Provided data:
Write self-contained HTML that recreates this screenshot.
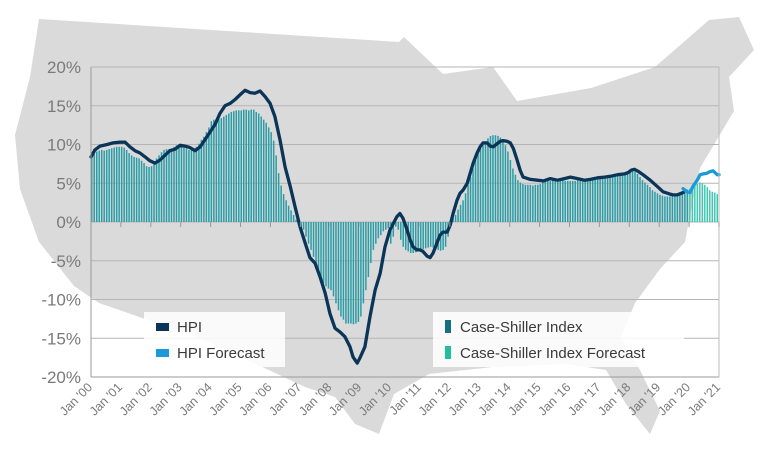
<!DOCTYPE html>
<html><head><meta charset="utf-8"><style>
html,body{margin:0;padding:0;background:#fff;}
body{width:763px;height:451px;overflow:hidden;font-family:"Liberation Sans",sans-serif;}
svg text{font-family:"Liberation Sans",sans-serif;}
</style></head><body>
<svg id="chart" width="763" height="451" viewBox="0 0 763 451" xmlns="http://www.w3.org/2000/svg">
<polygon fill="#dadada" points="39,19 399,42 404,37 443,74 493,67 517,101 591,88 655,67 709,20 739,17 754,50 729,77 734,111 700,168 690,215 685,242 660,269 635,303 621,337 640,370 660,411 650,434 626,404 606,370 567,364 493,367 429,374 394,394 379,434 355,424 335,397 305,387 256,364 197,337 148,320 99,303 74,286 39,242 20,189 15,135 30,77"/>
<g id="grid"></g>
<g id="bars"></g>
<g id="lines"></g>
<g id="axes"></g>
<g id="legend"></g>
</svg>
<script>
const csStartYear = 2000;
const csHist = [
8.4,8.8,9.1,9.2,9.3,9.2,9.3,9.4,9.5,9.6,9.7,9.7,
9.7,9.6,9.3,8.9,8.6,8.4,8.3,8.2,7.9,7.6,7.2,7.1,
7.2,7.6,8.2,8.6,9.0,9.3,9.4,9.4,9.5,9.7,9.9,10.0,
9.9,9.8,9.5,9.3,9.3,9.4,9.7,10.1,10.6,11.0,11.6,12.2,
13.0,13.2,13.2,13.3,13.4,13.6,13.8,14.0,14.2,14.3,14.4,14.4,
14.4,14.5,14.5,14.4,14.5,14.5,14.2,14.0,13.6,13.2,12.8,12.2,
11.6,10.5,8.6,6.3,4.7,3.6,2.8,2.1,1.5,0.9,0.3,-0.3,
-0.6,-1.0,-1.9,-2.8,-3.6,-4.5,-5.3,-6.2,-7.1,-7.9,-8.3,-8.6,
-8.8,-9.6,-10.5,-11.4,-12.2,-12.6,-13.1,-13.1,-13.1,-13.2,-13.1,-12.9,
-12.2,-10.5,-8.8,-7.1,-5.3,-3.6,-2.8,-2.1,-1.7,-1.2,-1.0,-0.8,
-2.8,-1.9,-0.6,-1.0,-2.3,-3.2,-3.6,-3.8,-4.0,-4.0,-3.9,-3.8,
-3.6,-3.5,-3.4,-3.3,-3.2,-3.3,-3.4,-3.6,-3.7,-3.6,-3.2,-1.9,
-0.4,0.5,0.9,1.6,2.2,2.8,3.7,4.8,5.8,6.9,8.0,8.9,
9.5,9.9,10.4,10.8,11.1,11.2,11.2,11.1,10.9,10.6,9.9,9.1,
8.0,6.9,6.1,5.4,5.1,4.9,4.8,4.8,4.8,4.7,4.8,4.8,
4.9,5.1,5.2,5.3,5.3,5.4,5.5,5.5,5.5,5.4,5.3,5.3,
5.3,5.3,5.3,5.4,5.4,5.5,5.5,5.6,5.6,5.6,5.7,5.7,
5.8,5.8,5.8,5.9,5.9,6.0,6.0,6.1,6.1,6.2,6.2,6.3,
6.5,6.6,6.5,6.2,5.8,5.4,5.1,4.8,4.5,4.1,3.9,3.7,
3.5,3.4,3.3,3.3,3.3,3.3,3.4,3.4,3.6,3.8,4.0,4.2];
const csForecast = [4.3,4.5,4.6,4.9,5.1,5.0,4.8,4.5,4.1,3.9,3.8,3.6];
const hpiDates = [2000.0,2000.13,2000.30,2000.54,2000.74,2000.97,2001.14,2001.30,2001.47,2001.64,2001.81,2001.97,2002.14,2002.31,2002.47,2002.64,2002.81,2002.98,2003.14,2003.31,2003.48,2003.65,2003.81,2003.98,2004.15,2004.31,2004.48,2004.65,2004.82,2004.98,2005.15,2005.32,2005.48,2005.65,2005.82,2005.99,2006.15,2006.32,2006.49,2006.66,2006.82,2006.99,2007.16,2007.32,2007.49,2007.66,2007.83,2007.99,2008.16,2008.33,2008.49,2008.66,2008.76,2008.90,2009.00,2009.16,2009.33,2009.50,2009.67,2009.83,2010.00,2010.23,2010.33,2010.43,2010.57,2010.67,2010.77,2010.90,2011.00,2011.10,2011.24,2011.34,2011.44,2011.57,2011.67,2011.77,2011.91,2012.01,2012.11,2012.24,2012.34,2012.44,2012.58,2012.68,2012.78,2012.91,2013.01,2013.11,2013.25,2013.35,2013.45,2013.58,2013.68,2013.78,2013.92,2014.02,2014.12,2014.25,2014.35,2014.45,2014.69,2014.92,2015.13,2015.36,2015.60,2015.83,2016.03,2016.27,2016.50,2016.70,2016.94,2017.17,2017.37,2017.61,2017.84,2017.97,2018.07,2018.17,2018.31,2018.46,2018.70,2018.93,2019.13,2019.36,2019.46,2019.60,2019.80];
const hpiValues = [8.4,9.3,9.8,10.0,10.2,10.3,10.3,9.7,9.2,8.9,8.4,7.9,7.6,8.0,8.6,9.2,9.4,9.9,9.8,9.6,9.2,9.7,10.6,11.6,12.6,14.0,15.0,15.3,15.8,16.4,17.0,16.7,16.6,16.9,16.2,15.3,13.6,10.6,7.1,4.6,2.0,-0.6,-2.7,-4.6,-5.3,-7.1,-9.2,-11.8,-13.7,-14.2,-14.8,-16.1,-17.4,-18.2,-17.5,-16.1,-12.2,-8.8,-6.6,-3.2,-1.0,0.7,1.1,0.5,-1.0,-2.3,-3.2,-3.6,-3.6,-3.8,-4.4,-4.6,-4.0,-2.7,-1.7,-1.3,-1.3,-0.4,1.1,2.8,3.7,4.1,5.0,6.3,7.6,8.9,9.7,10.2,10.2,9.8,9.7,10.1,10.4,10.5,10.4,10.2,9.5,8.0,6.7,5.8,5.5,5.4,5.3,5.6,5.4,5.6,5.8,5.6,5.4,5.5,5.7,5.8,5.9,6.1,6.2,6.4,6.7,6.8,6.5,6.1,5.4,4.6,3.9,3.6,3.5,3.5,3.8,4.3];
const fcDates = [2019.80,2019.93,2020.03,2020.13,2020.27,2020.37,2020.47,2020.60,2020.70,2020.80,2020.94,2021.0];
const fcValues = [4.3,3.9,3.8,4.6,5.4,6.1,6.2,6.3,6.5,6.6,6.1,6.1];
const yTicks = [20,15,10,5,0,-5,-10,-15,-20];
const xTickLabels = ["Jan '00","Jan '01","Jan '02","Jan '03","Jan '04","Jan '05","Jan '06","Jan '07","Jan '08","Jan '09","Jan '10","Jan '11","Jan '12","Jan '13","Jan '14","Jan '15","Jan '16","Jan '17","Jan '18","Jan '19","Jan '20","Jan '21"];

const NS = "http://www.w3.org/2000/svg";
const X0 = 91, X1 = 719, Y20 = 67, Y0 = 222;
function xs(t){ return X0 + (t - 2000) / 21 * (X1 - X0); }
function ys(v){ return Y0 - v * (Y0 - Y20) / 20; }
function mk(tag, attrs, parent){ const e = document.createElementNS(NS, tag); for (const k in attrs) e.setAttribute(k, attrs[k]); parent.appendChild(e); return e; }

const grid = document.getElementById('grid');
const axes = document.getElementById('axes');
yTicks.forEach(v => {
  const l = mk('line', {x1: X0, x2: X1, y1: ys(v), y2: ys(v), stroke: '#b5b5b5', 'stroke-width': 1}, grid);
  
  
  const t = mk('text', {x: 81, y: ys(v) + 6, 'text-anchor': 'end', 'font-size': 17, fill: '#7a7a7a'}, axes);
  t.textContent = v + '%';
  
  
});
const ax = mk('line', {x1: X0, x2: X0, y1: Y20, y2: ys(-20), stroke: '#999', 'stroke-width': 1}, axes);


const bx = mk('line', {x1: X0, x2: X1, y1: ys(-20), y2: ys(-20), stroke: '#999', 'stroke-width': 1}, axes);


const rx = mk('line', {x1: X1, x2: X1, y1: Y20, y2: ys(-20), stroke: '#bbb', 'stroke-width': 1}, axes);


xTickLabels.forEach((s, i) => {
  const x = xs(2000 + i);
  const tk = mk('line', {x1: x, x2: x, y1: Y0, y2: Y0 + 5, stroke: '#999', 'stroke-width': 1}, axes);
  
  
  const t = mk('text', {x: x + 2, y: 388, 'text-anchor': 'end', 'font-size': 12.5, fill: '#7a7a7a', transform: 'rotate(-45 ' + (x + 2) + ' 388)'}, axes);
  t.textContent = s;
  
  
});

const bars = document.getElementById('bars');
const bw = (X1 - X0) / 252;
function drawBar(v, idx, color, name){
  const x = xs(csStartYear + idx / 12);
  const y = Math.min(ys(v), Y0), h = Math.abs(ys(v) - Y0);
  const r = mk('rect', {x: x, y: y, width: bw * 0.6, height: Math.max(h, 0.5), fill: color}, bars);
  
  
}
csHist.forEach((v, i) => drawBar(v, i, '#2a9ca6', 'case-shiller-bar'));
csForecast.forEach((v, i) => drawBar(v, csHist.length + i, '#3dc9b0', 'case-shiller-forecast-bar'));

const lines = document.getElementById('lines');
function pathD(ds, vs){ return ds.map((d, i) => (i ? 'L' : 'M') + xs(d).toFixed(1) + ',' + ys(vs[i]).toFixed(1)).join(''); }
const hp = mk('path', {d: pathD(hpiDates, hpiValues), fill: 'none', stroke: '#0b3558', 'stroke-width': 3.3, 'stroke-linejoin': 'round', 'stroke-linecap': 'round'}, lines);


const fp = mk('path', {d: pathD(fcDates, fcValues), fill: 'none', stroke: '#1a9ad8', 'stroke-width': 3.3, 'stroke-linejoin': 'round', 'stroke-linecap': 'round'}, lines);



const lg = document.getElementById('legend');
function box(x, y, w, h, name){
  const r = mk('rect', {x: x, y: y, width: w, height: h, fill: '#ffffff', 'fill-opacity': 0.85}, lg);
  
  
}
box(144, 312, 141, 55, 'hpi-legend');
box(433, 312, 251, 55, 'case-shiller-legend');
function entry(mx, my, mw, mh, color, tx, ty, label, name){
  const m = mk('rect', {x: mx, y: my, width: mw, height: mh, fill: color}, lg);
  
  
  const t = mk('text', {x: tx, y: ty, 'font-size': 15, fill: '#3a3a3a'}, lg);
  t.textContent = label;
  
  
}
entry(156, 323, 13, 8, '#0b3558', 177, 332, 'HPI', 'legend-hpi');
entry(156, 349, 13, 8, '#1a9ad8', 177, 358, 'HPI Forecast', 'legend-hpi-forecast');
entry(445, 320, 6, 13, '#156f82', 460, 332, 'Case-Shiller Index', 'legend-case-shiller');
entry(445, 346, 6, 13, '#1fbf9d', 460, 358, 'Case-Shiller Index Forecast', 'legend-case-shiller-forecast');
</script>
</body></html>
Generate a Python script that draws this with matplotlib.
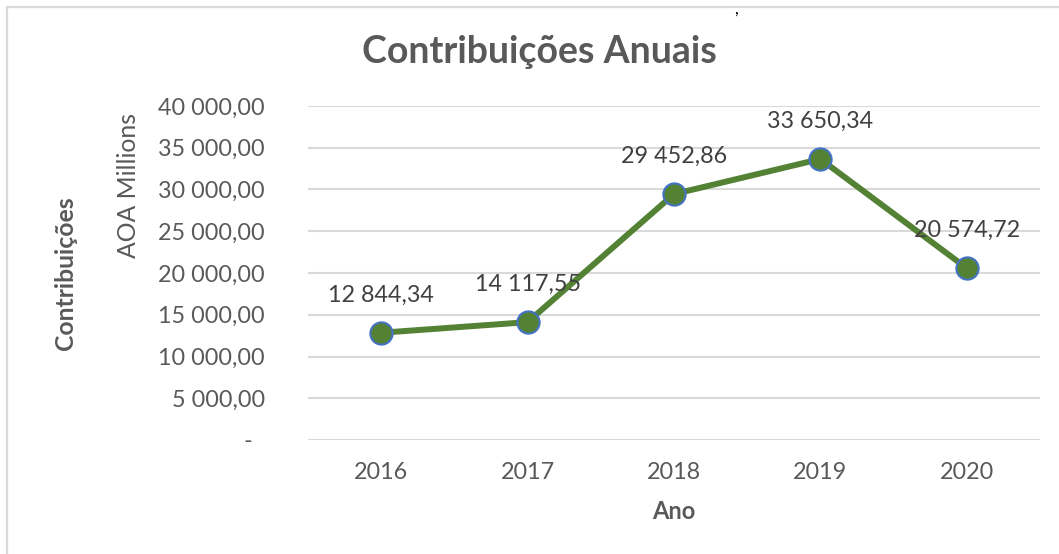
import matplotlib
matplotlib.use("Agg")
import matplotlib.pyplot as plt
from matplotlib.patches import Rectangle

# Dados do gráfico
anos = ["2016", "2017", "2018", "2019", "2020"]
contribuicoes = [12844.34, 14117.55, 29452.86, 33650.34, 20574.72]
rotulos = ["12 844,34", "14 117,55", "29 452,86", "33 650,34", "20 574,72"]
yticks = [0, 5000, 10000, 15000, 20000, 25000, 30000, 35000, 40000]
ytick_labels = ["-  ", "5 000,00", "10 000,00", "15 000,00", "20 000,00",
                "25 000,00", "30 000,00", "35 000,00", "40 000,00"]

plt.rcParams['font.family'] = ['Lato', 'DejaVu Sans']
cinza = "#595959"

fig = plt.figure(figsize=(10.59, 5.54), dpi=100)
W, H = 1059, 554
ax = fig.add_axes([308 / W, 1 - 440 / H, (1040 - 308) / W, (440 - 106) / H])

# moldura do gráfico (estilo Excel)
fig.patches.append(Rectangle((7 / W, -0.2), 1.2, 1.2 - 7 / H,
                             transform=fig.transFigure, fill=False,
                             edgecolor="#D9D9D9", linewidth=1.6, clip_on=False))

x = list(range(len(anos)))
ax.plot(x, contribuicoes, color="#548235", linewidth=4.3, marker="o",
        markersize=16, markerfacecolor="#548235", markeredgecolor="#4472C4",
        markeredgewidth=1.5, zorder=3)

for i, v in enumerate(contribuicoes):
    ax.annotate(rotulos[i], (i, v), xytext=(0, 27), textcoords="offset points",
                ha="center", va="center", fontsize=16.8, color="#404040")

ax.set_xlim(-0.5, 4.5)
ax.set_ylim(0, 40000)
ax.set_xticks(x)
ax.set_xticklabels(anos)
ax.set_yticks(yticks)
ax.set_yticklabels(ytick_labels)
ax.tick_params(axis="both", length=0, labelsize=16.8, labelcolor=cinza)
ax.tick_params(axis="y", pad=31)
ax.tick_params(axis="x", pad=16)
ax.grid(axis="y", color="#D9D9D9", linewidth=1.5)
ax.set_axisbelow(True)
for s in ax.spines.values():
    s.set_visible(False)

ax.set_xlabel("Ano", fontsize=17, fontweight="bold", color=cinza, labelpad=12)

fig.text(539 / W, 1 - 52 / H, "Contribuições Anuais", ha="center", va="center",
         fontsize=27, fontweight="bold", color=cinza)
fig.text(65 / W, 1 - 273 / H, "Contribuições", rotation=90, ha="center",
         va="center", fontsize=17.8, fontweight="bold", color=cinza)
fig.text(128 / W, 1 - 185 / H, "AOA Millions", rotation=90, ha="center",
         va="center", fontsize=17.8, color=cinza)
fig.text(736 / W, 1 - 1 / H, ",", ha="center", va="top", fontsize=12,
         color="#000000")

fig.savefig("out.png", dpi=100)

Task directions: In the listing above, find the line with "Generate a Python" and the line with "from matplotlib.patches import Rectangle". Copy both of them and every line between, exactly, but not the pictures.

Exercise output:
Generate a Python script that draws this with matplotlib.
import matplotlib
matplotlib.use("Agg")
import matplotlib.pyplot as plt
from matplotlib.patches import Rectangle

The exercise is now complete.